While there are so many questions that you could ask the panelists, specialists of Resume Writing Lab find these three most important:
1. What is the biggest challenge for the person filling this position?
It also enlightens you on what you are getting yourself into. When you ask this question ensure to listen to the interviewer’s answers carefully, as this will guide you on what to say next. The interviewer’s answer will let you know if the challenge ahead of you is up to your ability or if you will simply be walking into fire by taking up the position.
From the interviewer’s answer you can also gauge the dynamics of the team work and at the same time, you could learn about the kind of help that would be availed to enable you tackle the challenge.From this question, an interviewee should also gauge the amount of autonomy they are expected to work under.
Alternatively, if you do not want to structure this question this way, ask for the skills required to fill the position. Though, it is great when job seekers know the answer before the interview when they are just writing resume objective for an application.
2. What led to the availability of this position?
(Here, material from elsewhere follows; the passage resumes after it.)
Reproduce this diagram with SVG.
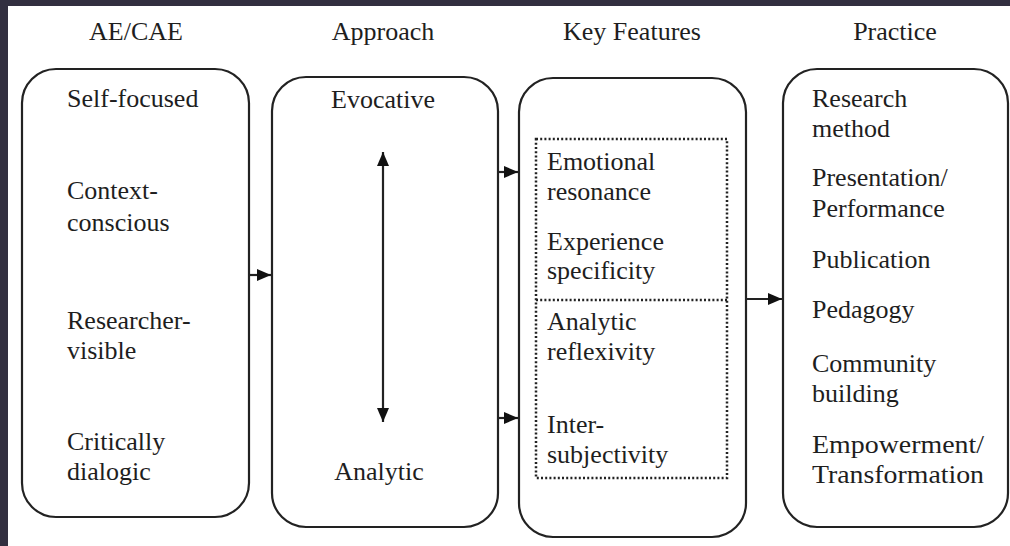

If the hiring company is not open to let you know why the position is vacant, make it your business to find the real reason behind the vacancy. If the organization is hiring new positions ask about the sustainability of the positions in question. The organization may not be willing to openly discuss their previous employee and that’s within their rights.
However, if the turnover for the same post has been very high this could be a red flag. In this case, you need to find out what traits/skills the organization expects you to have in order to survive in the position for long. You don’t want to start job hunting, as soon as, you start working in your new station.
3. What would other employees quote as the greatest benefit of working for this organization?
A good company has numerous reasons as to the benefits of working for them. Expert Lillian Glass recommends to be keen on the body language when you shoot this question to notice the interviewer’s response. Do they look uncomfortable, have they been caught unawares or are they calm and relaxed?
You should be able to judge whether or not the answer you get is genuine or fabricated.
Having received the company’s version, try reaching out to some current employees and see if they answer your question the same way as the interviewers.
It is wise to look for someone not in a leadership position when asking this question to help you get a genuine answer.
An interview has two sides and so these questions are not the only ones that you should ask. They are, however, a must ask in any deemed successful interview.